▸ Provided material:
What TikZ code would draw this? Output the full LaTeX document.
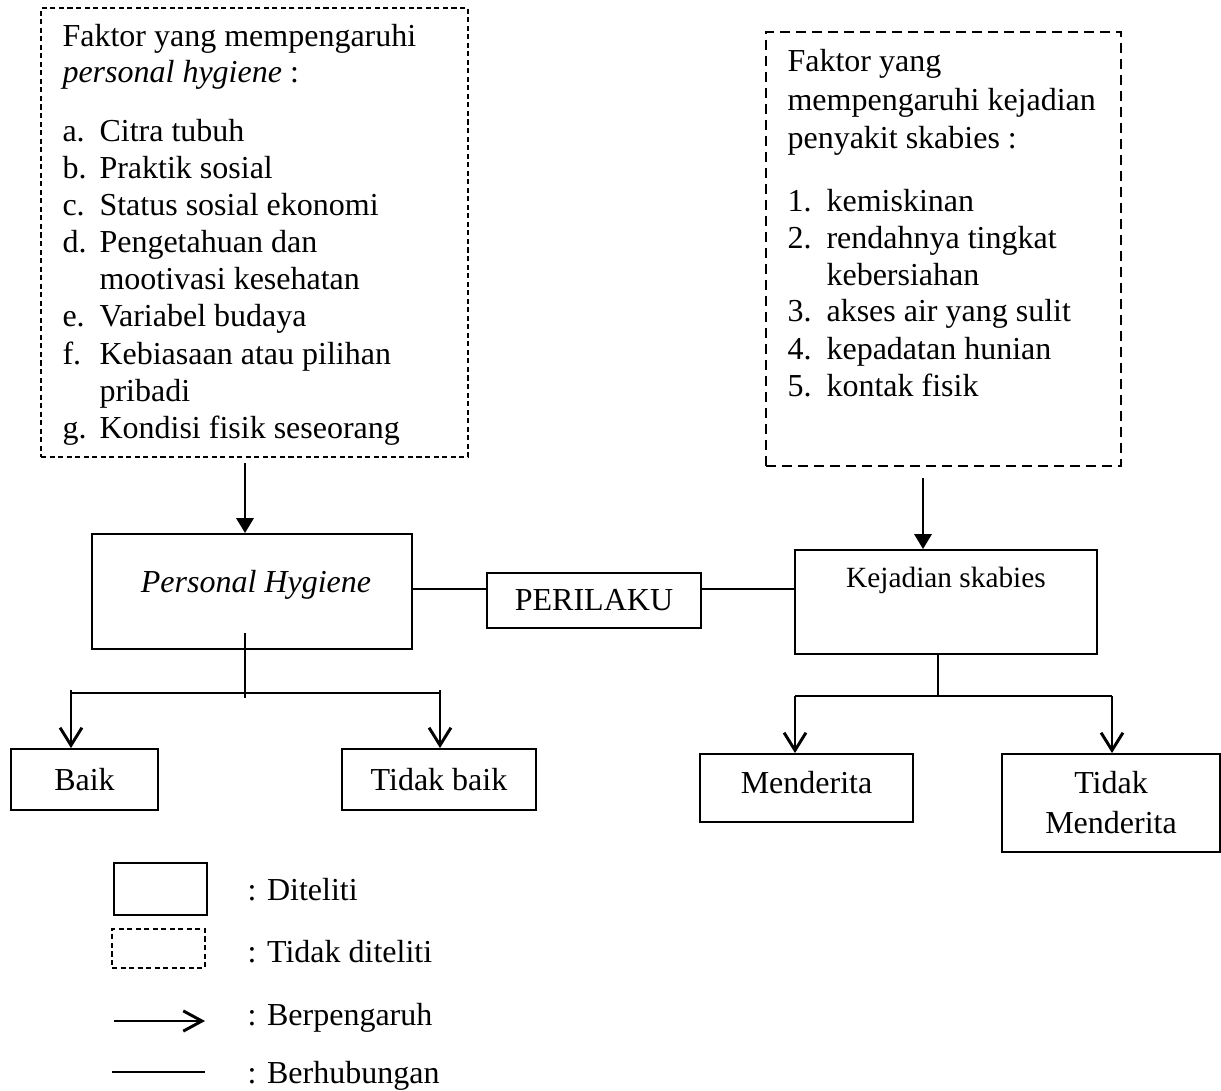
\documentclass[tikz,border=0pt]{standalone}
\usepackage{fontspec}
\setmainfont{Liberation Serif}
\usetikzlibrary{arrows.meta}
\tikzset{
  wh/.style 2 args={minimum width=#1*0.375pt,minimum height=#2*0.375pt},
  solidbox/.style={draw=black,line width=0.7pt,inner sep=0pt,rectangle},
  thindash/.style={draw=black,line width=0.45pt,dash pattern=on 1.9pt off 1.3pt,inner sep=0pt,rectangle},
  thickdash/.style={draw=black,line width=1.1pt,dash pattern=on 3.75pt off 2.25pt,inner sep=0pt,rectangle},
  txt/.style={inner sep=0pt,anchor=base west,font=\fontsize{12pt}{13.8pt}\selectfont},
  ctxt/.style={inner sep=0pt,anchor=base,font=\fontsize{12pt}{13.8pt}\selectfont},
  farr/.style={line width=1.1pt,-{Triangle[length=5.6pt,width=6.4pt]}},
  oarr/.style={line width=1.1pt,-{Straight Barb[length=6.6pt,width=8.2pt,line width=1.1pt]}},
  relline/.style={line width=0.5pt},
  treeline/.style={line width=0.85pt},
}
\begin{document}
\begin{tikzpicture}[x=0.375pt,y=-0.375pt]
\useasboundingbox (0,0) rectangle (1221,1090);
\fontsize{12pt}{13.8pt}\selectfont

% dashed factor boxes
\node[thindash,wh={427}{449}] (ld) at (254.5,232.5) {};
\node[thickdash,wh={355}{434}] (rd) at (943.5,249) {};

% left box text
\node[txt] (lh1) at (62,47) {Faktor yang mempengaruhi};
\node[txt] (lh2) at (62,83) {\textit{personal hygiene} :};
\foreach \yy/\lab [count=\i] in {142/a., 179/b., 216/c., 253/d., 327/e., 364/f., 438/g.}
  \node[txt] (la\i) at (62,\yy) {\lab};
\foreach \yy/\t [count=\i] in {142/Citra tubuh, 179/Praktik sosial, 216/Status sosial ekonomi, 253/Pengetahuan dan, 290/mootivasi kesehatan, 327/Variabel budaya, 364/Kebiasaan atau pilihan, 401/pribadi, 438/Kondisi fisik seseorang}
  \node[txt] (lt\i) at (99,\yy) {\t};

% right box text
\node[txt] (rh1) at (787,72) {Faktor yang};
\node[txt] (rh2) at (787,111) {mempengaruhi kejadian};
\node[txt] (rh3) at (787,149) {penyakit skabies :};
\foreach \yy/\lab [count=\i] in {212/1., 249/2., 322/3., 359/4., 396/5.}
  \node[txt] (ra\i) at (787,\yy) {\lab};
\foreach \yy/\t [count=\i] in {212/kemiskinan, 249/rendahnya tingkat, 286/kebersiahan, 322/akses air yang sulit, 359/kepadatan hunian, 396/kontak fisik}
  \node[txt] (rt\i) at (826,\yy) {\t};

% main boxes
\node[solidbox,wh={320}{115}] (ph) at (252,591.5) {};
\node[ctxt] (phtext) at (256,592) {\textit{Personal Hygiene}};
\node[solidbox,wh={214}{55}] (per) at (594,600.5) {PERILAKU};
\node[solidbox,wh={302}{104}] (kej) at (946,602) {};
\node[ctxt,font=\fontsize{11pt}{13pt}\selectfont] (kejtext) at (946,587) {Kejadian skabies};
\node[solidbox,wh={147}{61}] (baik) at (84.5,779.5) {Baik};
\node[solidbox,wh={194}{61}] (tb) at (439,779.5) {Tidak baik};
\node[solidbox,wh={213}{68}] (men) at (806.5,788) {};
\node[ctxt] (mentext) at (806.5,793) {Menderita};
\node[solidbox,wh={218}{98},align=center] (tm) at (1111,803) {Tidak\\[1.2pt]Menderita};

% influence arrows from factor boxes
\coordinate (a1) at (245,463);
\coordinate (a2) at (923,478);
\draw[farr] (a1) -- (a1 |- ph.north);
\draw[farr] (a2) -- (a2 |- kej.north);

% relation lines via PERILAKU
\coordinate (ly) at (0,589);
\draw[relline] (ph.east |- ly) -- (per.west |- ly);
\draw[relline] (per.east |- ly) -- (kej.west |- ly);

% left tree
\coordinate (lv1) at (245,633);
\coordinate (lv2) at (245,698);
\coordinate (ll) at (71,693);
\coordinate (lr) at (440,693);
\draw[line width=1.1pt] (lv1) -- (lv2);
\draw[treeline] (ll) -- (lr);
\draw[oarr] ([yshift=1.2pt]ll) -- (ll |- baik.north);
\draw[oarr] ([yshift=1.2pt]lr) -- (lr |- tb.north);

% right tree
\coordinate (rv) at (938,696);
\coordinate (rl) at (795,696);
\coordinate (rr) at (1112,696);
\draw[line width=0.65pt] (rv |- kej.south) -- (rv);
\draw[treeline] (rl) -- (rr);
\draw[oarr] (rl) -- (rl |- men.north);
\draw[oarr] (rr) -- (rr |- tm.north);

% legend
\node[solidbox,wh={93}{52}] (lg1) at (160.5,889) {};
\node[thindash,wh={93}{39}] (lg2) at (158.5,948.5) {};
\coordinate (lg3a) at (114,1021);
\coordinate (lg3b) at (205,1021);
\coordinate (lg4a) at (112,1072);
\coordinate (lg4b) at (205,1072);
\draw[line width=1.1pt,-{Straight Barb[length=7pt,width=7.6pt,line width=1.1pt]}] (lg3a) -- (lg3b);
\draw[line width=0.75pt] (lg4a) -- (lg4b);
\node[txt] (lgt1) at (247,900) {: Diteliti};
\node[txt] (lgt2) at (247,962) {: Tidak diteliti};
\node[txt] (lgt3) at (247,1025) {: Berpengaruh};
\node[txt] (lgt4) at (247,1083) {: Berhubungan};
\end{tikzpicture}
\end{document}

▸ Given task:
Set the lines above down again, word for word, from the first through the one containing "(rd) at (943.5,249)"; pictures excluded.

▸ Task solution:
What TikZ code would draw this? Output the full LaTeX document.
\documentclass[tikz,border=0pt]{standalone}
\usepackage{fontspec}
\setmainfont{Liberation Serif}
\usetikzlibrary{arrows.meta}
\tikzset{
  wh/.style 2 args={minimum width=#1*0.375pt,minimum height=#2*0.375pt},
  solidbox/.style={draw=black,line width=0.7pt,inner sep=0pt,rectangle},
  thindash/.style={draw=black,line width=0.45pt,dash pattern=on 1.9pt off 1.3pt,inner sep=0pt,rectangle},
  thickdash/.style={draw=black,line width=1.1pt,dash pattern=on 3.75pt off 2.25pt,inner sep=0pt,rectangle},
  txt/.style={inner sep=0pt,anchor=base west,font=\fontsize{12pt}{13.8pt}\selectfont},
  ctxt/.style={inner sep=0pt,anchor=base,font=\fontsize{12pt}{13.8pt}\selectfont},
  farr/.style={line width=1.1pt,-{Triangle[length=5.6pt,width=6.4pt]}},
  oarr/.style={line width=1.1pt,-{Straight Barb[length=6.6pt,width=8.2pt,line width=1.1pt]}},
  relline/.style={line width=0.5pt},
  treeline/.style={line width=0.85pt},
}
\begin{document}
\begin{tikzpicture}[x=0.375pt,y=-0.375pt]
\useasboundingbox (0,0) rectangle (1221,1090);
\fontsize{12pt}{13.8pt}\selectfont

% dashed factor boxes
\node[thindash,wh={427}{449}] (ld) at (254.5,232.5) {};
\node[thickdash,wh={355}{434}] (rd) at (943.5,249) {};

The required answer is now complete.